Optimized Quantum Dot Superlattice Structures for Ultra-High Efficiency Photovoltaic Cells and Photodetectors

Higher efficiency solar cells are needed to reduce solar-array mass, volume, and cost. This project proposes: (i) Reliable, validated models for simulation, analysis, and design of Quantum Dot Superlattice (QDS) based nano-materials for high-efficiency, radiation-hardened photovoltaic cells and photodetectors; (ii) Verify and demonstrate models by experiments; (iii) Implement novel models in CFDRC's three-dimensional (3D) device simulator, NanoTCAD. The developed models will be validated with experiments of participants: University of California Riverside Nano-Device Laboratory, Rochester Institute of Technology, and University of New Mexico.
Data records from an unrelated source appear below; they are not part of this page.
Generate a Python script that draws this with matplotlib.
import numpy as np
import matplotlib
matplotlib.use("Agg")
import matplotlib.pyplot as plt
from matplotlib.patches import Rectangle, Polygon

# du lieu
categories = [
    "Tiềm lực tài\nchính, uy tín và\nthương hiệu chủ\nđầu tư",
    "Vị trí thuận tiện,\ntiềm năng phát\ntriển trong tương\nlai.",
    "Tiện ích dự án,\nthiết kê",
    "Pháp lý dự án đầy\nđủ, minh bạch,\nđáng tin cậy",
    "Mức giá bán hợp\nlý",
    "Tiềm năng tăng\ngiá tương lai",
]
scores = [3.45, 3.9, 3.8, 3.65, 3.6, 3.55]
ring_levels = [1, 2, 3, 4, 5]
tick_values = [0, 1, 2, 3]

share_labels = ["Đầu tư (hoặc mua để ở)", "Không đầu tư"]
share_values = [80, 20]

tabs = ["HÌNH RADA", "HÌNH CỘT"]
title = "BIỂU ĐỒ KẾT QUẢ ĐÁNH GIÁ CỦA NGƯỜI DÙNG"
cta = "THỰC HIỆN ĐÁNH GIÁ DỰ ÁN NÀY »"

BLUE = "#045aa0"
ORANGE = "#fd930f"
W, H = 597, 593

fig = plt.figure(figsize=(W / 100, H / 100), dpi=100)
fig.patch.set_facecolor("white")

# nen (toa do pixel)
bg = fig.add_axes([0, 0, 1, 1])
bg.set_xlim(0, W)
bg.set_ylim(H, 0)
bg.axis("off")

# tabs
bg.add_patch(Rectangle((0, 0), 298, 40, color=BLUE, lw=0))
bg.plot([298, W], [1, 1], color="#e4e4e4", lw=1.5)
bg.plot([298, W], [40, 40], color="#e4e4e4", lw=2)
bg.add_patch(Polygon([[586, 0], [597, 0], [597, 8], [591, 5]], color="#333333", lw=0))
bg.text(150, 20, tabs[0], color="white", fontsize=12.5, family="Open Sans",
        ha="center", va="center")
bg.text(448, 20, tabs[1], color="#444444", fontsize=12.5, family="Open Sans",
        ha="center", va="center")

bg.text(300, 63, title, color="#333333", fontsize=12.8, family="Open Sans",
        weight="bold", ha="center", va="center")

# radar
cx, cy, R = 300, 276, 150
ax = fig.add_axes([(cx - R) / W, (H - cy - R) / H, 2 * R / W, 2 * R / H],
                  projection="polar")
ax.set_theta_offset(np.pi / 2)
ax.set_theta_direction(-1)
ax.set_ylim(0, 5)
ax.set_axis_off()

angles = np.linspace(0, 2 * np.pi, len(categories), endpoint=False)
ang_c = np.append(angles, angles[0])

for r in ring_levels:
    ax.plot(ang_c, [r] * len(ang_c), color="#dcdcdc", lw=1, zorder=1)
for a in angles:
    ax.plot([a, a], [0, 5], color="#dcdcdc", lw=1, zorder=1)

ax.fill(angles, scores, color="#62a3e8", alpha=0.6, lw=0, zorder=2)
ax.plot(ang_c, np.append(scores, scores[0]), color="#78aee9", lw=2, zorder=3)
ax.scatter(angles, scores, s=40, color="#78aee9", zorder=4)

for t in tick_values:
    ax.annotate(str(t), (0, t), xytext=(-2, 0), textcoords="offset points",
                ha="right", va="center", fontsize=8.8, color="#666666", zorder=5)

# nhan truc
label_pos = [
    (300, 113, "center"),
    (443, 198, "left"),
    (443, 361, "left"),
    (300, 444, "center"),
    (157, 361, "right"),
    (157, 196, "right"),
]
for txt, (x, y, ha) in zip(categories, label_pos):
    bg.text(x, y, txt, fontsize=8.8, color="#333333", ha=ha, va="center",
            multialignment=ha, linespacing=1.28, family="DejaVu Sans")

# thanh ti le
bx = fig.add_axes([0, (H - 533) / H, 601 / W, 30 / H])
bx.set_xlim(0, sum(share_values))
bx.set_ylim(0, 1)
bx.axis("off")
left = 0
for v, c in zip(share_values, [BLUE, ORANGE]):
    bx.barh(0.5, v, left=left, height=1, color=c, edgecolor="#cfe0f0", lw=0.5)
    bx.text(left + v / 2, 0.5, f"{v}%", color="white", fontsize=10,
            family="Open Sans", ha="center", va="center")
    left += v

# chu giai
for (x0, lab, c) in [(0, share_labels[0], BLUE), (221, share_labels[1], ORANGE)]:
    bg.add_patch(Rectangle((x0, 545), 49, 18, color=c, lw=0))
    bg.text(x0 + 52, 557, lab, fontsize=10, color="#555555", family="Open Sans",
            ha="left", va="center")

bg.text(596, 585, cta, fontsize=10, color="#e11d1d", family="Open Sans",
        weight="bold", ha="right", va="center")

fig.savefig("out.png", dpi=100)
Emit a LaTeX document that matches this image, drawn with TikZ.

Novel models and simulation tools open a way to high-efficiency rad-hard solar cells and photodetectors. It is anticipated that QDS solar cells can achieve efficiencies of 60% via optimization of the light absorption ("multicolor" cell), optical selection-rule relaxation, confinement-enhanced carrier transport (mini-band formation), and phonon dispersion. The proposed tools can be used for the QDS optimization for photovoltaic, photodetector, and laser applications. Specific issues include: (i) quantum dot ordering and size dispersion, (ii) enhanced photogenerated carrier separation and drift mobility; (iii) improved electric conductivity and increased collection efficiency. Phase I demonstrated prototype physics-based models for QDS and their preliminary validation. In Phase II, we will complete the development of physics-based models, implement them in CFDRC's NanoTCAD, and demonstrate for analysis and development of more efficient, rad-hard photovoltaic nano-technology for space solar cells and improved photodetectors.